▸ **WHAT IS ASKED**: Restate the listing below word for word, omitting any images.

▸ **AVAILABLE DATA**:

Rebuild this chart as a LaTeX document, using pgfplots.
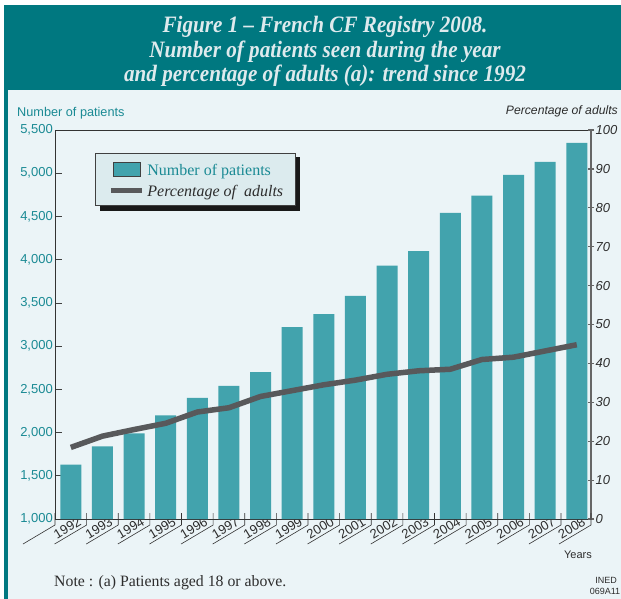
\documentclass[border=0pt]{standalone}
\usepackage{pgfplots}
\pgfplotsset{compat=1.18}
\usepackage{fontspec}
\setmainfont{Liberation Serif}
\setsansfont{Liberation Sans}
\newfontfamily\titlefont[FakeStretch=0.9, Ligatures=TeX]{Liberation Serif}
\definecolor{band}{RGB}{0,120,128}
\definecolor{bgc}{RGB}{235,244,247}
\definecolor{barc}{RGB}{66,163,173}
\definecolor{tealtxt}{RGB}{26,138,148}
\definecolor{linec}{RGB}{88,89,91}
\definecolor{legbg}{RGB}{220,235,238}
\definecolor{titletxt}{RGB}{222,234,237}
\definecolor{dgrey}{RGB}{45,45,45}
\begin{document}
\begin{tikzpicture}
\useasboundingbox (0,0) rectangle (621pt,-599pt);
\fill[white] (0,0) rectangle (621pt,-599pt);
\fill[bgc] (4pt,-90pt) rectangle (621pt,-599pt);
\fill[band] (4pt,-5pt) rectangle (621pt,-90pt);
\fill[band] (4pt,-90pt) rectangle (8pt,-599pt);
\begin{scope}[every node/.style={anchor=base, text=titletxt, font=\titlefont\fontsize{23.5}{26}\selectfont\bfseries\itshape, inner sep=0pt}]
\node at (325pt,-33pt) {Figure 1 – French CF Registry 2008.};
\node at (325pt,-57.5pt) {Number of patients seen during the year};
\node at (325pt,-82pt) {and percentage of adults (a): trend since 1992};
\end{scope}
% legend shadow
\fill[black!90] (100pt,-157pt) rectangle (300pt,-211pt);

\begin{axis}[
  at={(55pt,-519pt)}, anchor=south west, scale only axis,
  width=536pt, height=389pt,
  xmin=-0.5, xmax=16.45, ymin=1000, ymax=5500,
  ytick={1000,1500,2000,2500,3000,3500,4000,4500,5000,5500},
  ytick pos=left,
  /pgf/number format/assume math mode=true,
  yticklabel style={/pgf/number format/1000 sep={,}, font=\sffamily\fontsize{13}{15}\selectfont, text=tealtxt, inner sep=2pt},
  tick align=inside, major tick length=7pt,
  ytick style={draw=black!75, line width=0.6pt},
  xtick={0.5,1.5,2.5,3.5,4.5,5.5,6.5,7.5,8.5,9.5,10.5,11.5,12.5,13.5,14.5,15.5,16.45},
  xticklabels={1992,1993,1994,1995,1996,1997,1998,1999,2000,2001,2002,2003,2004,2005,2006,2007,2008},
  xtick style={draw=none},
  xticklabel style={xshift=-4pt, yshift=-5pt, rotate=31, anchor=base east, inner sep=0.5pt, font=\sffamily\fontsize{13}{15}\selectfont, text=dgrey},
  axis line style={draw=black!80, line width=0.7pt},
  legend style={at={(rel axis cs:0.0746,0.9409)}, anchor=north west,
    fill=legbg, draw=black!75, line width=0.8pt,
    inner xsep=13pt, inner ysep=7pt, row sep=5pt, column sep=3pt,
    nodes={inner sep=0pt},
    font=\fontsize{16}{18}\selectfont},
  legend cell align=left,
]
\addplot[ybar, bar width=21pt, bar shift=0pt, fill=barc, draw=none,
  legend image code/.code={\path[draw=none,fill=none] (-2pt,-6pt) rectangle (31pt,10pt); \draw[fill=barc, draw=black!75, line width=0.6pt] (0pt,-5.6pt) rectangle (27pt,8.4pt);}]
  coordinates {(0,1630) (1,1840) (2,1990) (3,2200) (4,2400) (5,2540) (6,2700) (7,3220) (8,3370) (9,3580) (10,3930) (11,4100) (12,4540) (13,4740) (14,4980) (15,5130) (16,5350)};
\addlegendentry{\makebox[135pt][l]{\textcolor{tealtxt}{Number of patients}}}
\addlegendimage{legend image code/.code={\path[draw=none,fill=none] (-2pt,-6pt) rectangle (31pt,10pt); \draw[line width=5pt, draw=linec, fill=none] (-2pt,1.4pt) -- (29pt,1.4pt);}}
\addlegendentry{\makebox[135pt][l]{\textcolor{dgrey}{\itshape Percentage of\ \ adults}}}
\end{axis}

\begin{axis}[
  at={(55pt,-519pt)}, anchor=south west, scale only axis,
  width=536pt, height=389pt,
  xmin=-0.5, xmax=16.45, ymin=0, ymax=100,
  axis x line=none, axis y line*=right,
  ytick={0,10,...,100},
  /pgf/number format/assume math mode=true,
  yticklabel style={font=\sffamily\itshape\fontsize{13}{15}\selectfont, text=dgrey, inner sep=1.5pt},
  tick align=center, major tick length=6pt,
  ytick style={draw=black!60, line width=1.2pt},
  axis line style={draw=black!60, line width=1.4pt},
  clip=false,
]
\addplot[line width=5.5pt, linec, line join=round]
  coordinates {(0,18.4) (1,21.3) (2,23.0) (3,24.6) (4,27.5) (5,28.6) (6,31.5) (7,33.0) (8,34.5) (9,35.7) (10,37.2) (11,38.1) (12,38.5) (13,41.0) (14,41.6) (15,43.2) (16,44.8)};
\pgfplotsinvokeforeach{-0.5,0.5,1.5,2.5,3.5,4.5,5.5,6.5,7.5,8.5,9.5,10.5,11.5,12.5,13.5,14.5,15.5,16.45}{
  \draw[black!80, line width=0.6pt] (axis cs:#1,0) ++(0pt,6pt) -- ++(0pt,-12pt) -- ++(-32pt,-19pt);
}
\end{axis}

\node[anchor=base west, inner sep=0pt, text=tealtxt, font=\sffamily\fontsize{12.7}{14}\selectfont] at (17pt,-117pt) {Number of patients};
\node[anchor=base east, inner sep=0pt, text=dgrey, font=\sffamily\itshape\fontsize{12.2}{14}\selectfont] at (618pt,-115pt) {Percentage of adults};
\node[anchor=base east, inner sep=0pt, text=dgrey, font=\sffamily\fontsize{11}{13}\selectfont] at (592pt,-558pt) {Years};
\node[anchor=base west, inner sep=0pt, text=dgrey, font=\fontsize{15.8}{18}\selectfont] at (54pt,-586pt) {Note : (a) Patients aged 18 or above.};
\node[anchor=base, inner sep=0pt, text=dgrey, font=\sffamily\fontsize{9}{10}\selectfont] at (606pt,-583pt) {INED};
\node[anchor=base, inner sep=0pt, text=dgrey, font=\sffamily\fontsize{9}{10}\selectfont] at (605pt,-594pt) {069A11};
\end{tikzpicture}
\end{document}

▸ **RESULT OF THE EXERCISE**:
Rebuild this chart as a LaTeX document, using pgfplots.
\documentclass[border=0pt]{standalone}
\usepackage{pgfplots}
\pgfplotsset{compat=1.18}
\usepackage{fontspec}
\setmainfont{Liberation Serif}
\setsansfont{Liberation Sans}
\newfontfamily\titlefont[FakeStretch=0.9, Ligatures=TeX]{Liberation Serif}
\definecolor{band}{RGB}{0,120,128}
\definecolor{bgc}{RGB}{235,244,247}
\definecolor{barc}{RGB}{66,163,173}
\definecolor{tealtxt}{RGB}{26,138,148}
\definecolor{linec}{RGB}{88,89,91}
\definecolor{legbg}{RGB}{220,235,238}
\definecolor{titletxt}{RGB}{222,234,237}
\definecolor{dgrey}{RGB}{45,45,45}
\begin{document}
\begin{tikzpicture}
\useasboundingbox (0,0) rectangle (621pt,-599pt);
\fill[white] (0,0) rectangle (621pt,-599pt);
\fill[bgc] (4pt,-90pt) rectangle (621pt,-599pt);
\fill[band] (4pt,-5pt) rectangle (621pt,-90pt);
\fill[band] (4pt,-90pt) rectangle (8pt,-599pt);
\begin{scope}[every node/.style={anchor=base, text=titletxt, font=\titlefont\fontsize{23.5}{26}\selectfont\bfseries\itshape, inner sep=0pt}]
\node at (325pt,-33pt) {Figure 1 – French CF Registry 2008.};
\node at (325pt,-57.5pt) {Number of patients seen during the year};
\node at (325pt,-82pt) {and percentage of adults (a): trend since 1992};
\end{scope}
% legend shadow
\fill[black!90] (100pt,-157pt) rectangle (300pt,-211pt);

\begin{axis}[
  at={(55pt,-519pt)}, anchor=south west, scale only axis,
  width=536pt, height=389pt,
  xmin=-0.5, xmax=16.45, ymin=1000, ymax=5500,
  ytick={1000,1500,2000,2500,3000,3500,4000,4500,5000,5500},
  ytick pos=left,
  /pgf/number format/assume math mode=true,
  yticklabel style={/pgf/number format/1000 sep={,}, font=\sffamily\fontsize{13}{15}\selectfont, text=tealtxt, inner sep=2pt},
  tick align=inside, major tick length=7pt,
  ytick style={draw=black!75, line width=0.6pt},
  xtick={0.5,1.5,2.5,3.5,4.5,5.5,6.5,7.5,8.5,9.5,10.5,11.5,12.5,13.5,14.5,15.5,16.45},
  xticklabels={1992,1993,1994,1995,1996,1997,1998,1999,2000,2001,2002,2003,2004,2005,2006,2007,2008},
  xtick style={draw=none},
  xticklabel style={xshift=-4pt, yshift=-5pt, rotate=31, anchor=base east, inner sep=0.5pt, font=\sffamily\fontsize{13}{15}\selectfont, text=dgrey},
  axis line style={draw=black!80, line width=0.7pt},
  legend style={at={(rel axis cs:0.0746,0.9409)}, anchor=north west,
    fill=legbg, draw=black!75, line width=0.8pt,
    inner xsep=13pt, inner ysep=7pt, row sep=5pt, column sep=3pt,
    nodes={inner sep=0pt},
    font=\fontsize{16}{18}\selectfont},
  legend cell align=left,
]
\addplot[ybar, bar width=21pt, bar shift=0pt, fill=barc, draw=none,
  legend image code/.code={\path[draw=none,fill=none] (-2pt,-6pt) rectangle (31pt,10pt); \draw[fill=barc, draw=black!75, line width=0.6pt] (0pt,-5.6pt) rectangle (27pt,8.4pt);}]
  coordinates {(0,1630) (1,1840) (2,1990) (3,2200) (4,2400) (5,2540) (6,2700) (7,3220) (8,3370) (9,3580) (10,3930) (11,4100) (12,4540) (13,4740) (14,4980) (15,5130) (16,5350)};
\addlegendentry{\makebox[135pt][l]{\textcolor{tealtxt}{Number of patients}}}
\addlegendimage{legend image code/.code={\path[draw=none,fill=none] (-2pt,-6pt) rectangle (31pt,10pt); \draw[line width=5pt, draw=linec, fill=none] (-2pt,1.4pt) -- (29pt,1.4pt);}}
\addlegendentry{\makebox[135pt][l]{\textcolor{dgrey}{\itshape Percentage of\ \ adults}}}
\end{axis}

\begin{axis}[
  at={(55pt,-519pt)}, anchor=south west, scale only axis,
  width=536pt, height=389pt,
  xmin=-0.5, xmax=16.45, ymin=0, ymax=100,
  axis x line=none, axis y line*=right,
  ytick={0,10,...,100},
  /pgf/number format/assume math mode=true,
  yticklabel style={font=\sffamily\itshape\fontsize{13}{15}\selectfont, text=dgrey, inner sep=1.5pt},
  tick align=center, major tick length=6pt,
  ytick style={draw=black!60, line width=1.2pt},
  axis line style={draw=black!60, line width=1.4pt},
  clip=false,
]
\addplot[line width=5.5pt, linec, line join=round]
  coordinates {(0,18.4) (1,21.3) (2,23.0) (3,24.6) (4,27.5) (5,28.6) (6,31.5) (7,33.0) (8,34.5) (9,35.7) (10,37.2) (11,38.1) (12,38.5) (13,41.0) (14,41.6) (15,43.2) (16,44.8)};
\pgfplotsinvokeforeach{-0.5,0.5,1.5,2.5,3.5,4.5,5.5,6.5,7.5,8.5,9.5,10.5,11.5,12.5,13.5,14.5,15.5,16.45}{
  \draw[black!80, line width=0.6pt] (axis cs:#1,0) ++(0pt,6pt) -- ++(0pt,-12pt) -- ++(-32pt,-19pt);
}
\end{axis}

\node[anchor=base west, inner sep=0pt, text=tealtxt, font=\sffamily\fontsize{12.7}{14}\selectfont] at (17pt,-117pt) {Number of patients};
\node[anchor=base east, inner sep=0pt, text=dgrey, font=\sffamily\itshape\fontsize{12.2}{14}\selectfont] at (618pt,-115pt) {Percentage of adults};
\node[anchor=base east, inner sep=0pt, text=dgrey, font=\sffamily\fontsize{11}{13}\selectfont] at (592pt,-558pt) {Years};
\node[anchor=base west, inner sep=0pt, text=dgrey, font=\fontsize{15.8}{18}\selectfont] at (54pt,-586pt) {Note : (a) Patients aged 18 or above.};
\node[anchor=base, inner sep=0pt, text=dgrey, font=\sffamily\fontsize{9}{10}\selectfont] at (606pt,-583pt) {INED};
\node[anchor=base, inner sep=0pt, text=dgrey, font=\sffamily\fontsize{9}{10}\selectfont] at (605pt,-594pt) {069A11};
\end{tikzpicture}
\end{document}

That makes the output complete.